Smith provided a broad overview of the NFLPA's activities and also spoke about player safety, including the NFL's issues with concussions, and violence committed off the field by players.
Smith noted that while NFL players don't have typical days at an office or factory, the gridiron is just as much of a workplace.
"We have confronted the league over the issue of workplace safety for our players," Smith said. "While I use the word 'workplace' some would refer to that as a field or a locker room. But if we are concerned about the condition of a field and it impacting the career of a player, that's not a football field for me.
"When those men step on the field they're stepping into the world of a workplace. While football is a great game, my hope is that people understand the NFLPA looks at it as big business."
Smith said the perception of football players being labeled as well-paid, superhuman specimens can make some fans lose sight of their human rights.
"At the end of the day, 99 percent of the fights we have with the NFL are about whether our players are going to be treated as people," he said. "It becomes very easy to say these aren't football players, they're gladiators. Well, they're not. I get a little cross when our own players refer to themselves as gladiators. They're husbands, they're sons, they're fathers, they're brothers -- they're human."
Smith was elected to his position unanimously by a board of active player representatives on March 16, 2009, and re-elected unanimously to a second term on March 29, 2012. He is the first attorney to lead the NFLPA.
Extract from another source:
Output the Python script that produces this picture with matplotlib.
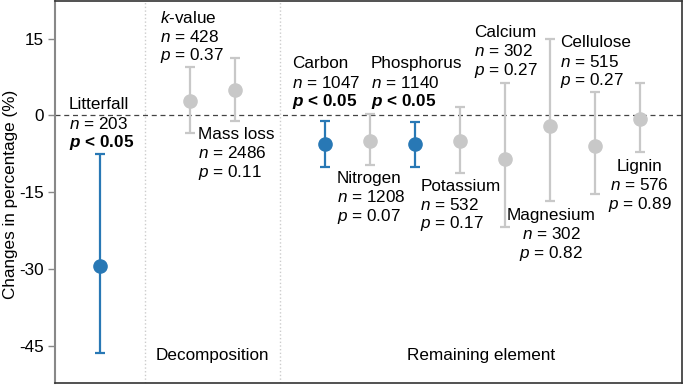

Smith is a 1989 graduate of the University of Virginia School of Law and a 1985 graduate of Cedarville University. He is on the faculty of the National Trial Advocacy College in Charlottesville, Virginia; executive in residence of the Darden Business School at the University of Virginia, and is a guest lecturer at Georgetown University, Columbia University, Harvard University, George Washington University, and the University of Virginia School of Law. He also has been a guest speaker at the New York Stock Exchange, commencement speaker for the University of Maryland and for the Howard University School of Law.